The Tribunal allowed the assessee's appeal, directing the Assessing Officer to grant the deduction under Section 35(1)(ii) of the Income-tax Act. The disallowance of a Rs. 35 lakhs deduction claim was deleted as the Tribunal found that the recipient was approved at the time of donation, and there was no evidence of cash return. The Tribunal emphasized the lack of corroborative evidence for statements recorded during the survey and the denial of cross-examination rights to the assessee, highlighting violations of natural justice principles. The retrospective cancellation of approval was also deemed impermissible.

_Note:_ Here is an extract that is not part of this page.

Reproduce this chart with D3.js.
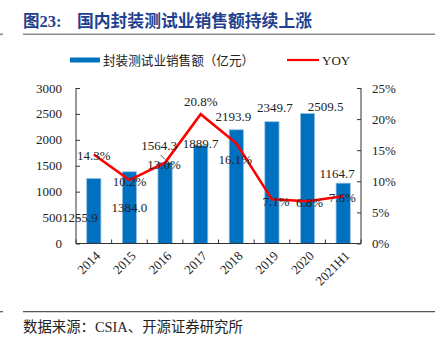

Issues Involved: 1. Disallowance of deduction under Section 35(1)(ii) of the Income-tax Act, 1961. 2. Validity of the statements recorded during the survey. 3. Entitlement to cross-examination of witnesses. 4. Retrospective cancellation of approval under Section 35(1)(ii).
Issue-wise Detailed Analysis:
1. Disallowance of Deduction under Section 35(1)(ii): The sole substantive grievance of the assessee was the disallowance of a Rs. 35 lakhs deduction claim under Section 35(1)(ii) on the grounds that the recipient, M/s. Heribicure Healthcare Bio-Herbal Research Foundation (HHBRF), was an accommodation entry provider. The Revenue argued that HHBRF admitted to providing entries to donors and cited landmark judgments and statements from HHBRF's authorized persons. However, the Tribunal found no merit in the Revenue's reason, referencing a previous decision in ITA No. 2346/Kol/2018, which dealt with similar issues against the department. The Tribunal emphasized that HHBRF was approved under Section 35(1)(ii) at the time of the donation, and there was no proof that the assessee received back the money in cash.

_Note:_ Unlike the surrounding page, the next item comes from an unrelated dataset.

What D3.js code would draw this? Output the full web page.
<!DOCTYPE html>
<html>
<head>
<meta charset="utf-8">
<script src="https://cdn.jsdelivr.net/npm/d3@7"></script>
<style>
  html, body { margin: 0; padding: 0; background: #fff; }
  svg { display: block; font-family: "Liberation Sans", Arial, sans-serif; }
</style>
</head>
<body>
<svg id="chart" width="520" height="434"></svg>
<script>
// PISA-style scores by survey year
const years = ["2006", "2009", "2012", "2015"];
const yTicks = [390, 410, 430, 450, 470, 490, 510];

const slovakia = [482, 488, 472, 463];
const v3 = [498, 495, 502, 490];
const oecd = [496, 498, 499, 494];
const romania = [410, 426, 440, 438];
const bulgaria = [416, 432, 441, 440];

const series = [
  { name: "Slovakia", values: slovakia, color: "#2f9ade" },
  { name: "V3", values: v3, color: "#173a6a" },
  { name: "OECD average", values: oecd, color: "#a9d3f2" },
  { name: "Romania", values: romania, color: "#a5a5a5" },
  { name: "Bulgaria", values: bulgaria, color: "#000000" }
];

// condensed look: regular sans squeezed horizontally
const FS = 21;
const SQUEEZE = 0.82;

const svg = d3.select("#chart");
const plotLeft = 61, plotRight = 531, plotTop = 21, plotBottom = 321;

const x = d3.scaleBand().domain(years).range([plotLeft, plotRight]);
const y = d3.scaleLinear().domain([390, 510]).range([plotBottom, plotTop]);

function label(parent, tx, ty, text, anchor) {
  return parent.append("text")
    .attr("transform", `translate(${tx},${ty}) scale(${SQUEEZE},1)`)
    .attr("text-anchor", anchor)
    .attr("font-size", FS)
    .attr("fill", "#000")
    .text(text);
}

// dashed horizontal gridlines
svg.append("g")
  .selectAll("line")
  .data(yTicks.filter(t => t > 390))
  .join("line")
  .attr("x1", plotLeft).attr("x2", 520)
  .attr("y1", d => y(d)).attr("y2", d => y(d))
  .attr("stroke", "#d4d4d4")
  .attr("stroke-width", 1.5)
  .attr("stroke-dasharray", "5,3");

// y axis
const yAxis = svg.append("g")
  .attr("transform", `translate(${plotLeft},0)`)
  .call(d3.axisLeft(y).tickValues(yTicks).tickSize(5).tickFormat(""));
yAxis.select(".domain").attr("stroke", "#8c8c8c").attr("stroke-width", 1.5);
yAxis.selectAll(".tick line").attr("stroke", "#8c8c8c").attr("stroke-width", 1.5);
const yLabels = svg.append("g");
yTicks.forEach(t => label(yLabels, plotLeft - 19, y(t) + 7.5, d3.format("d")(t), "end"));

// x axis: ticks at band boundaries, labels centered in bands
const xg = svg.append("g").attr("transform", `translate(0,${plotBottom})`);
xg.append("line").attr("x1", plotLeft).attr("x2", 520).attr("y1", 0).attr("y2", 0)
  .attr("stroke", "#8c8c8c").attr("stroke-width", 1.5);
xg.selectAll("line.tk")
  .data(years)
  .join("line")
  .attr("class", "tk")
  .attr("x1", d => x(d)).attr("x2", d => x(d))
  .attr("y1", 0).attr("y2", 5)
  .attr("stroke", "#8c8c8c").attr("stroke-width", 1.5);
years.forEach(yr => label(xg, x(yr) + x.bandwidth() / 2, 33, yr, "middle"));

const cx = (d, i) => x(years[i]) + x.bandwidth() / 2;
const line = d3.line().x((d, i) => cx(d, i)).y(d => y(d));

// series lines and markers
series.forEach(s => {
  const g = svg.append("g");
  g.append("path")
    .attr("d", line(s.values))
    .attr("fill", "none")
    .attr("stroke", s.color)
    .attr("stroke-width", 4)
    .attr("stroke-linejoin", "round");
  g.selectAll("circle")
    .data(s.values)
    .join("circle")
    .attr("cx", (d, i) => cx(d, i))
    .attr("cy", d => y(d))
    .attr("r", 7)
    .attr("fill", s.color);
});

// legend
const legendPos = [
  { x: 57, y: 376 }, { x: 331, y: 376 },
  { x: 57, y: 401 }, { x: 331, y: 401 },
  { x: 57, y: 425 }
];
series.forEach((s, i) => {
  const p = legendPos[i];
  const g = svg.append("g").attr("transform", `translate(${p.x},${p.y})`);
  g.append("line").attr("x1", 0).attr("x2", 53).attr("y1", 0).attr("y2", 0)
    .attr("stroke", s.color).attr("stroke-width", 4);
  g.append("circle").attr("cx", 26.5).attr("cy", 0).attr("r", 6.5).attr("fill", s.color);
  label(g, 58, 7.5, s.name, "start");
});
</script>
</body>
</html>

2. Validity of the Statements Recorded During the Survey: The Revenue's case relied heavily on statements recorded during a survey under Section 133A of the Act from various individuals associated with HHBRF. However, the Tribunal noted that these statements were not corroborated by any other evidence. Specifically, Mr. Kishan Bhawsinghka, a broker, denied the allegations made by HHBRF's founder director, Mr. Swapan Ranjan Dasgupta, and other individuals. The Tribunal highlighted that statements made during a survey do not have conclusive evidentiary value unless supported by corroborative evidence.
3. Entitlement to Cross-Examination of Witnesses: The Tribunal underscored the importance of cross-examination, stating that the assessee was not provided copies of the statements nor given the opportunity to cross-examine the individuals who made the statements. This was a significant flaw, as it violated the principles of natural justice. The Tribunal referenced the Hon'ble Supreme Court's decision in Andaman Timber Industries Ltd. vs. Commissioner of Central Excise, which held that not allowing cross-examination of witnesses whose statements were used as the basis for an order is a serious flaw that makes the order a nullity.

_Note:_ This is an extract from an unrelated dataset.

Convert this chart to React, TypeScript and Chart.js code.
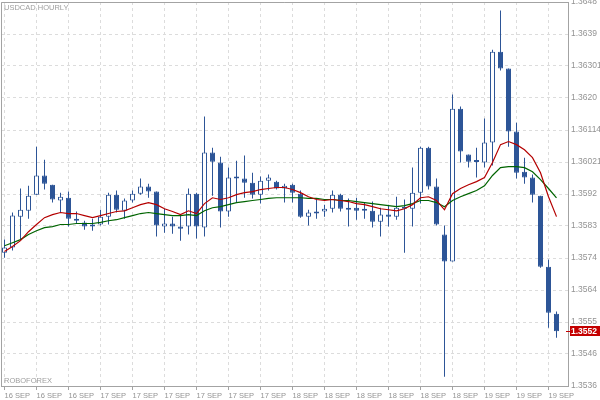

4. Retrospective Cancellation of Approval under Section 35(1)(ii): The Tribunal discussed the provisions of the Explanation to Section 35(1)(ii), which states that the deduction should not be denied merely because the approval granted to the research association was withdrawn after the donation was made. The Tribunal found that the assessee made the donation when HHBRF's approval was valid, and thus, the deduction was in order. The Tribunal also noted that the Hon'ble Jurisdictional High Court had held that there was no power to cancel the registration retrospectively.
Conclusion: The Tribunal adopted the detailed reasoning from the previous decision in ITA No. 2346/Kol/2018 and directed the Assessing Officer to grant the deduction under Section 35(1)(ii) of the Act. The assessee's appeal was allowed, and the impugned disallowance of Rs. 35 lakhs was deleted. The order was pronounced in the Court on 31-01-2020.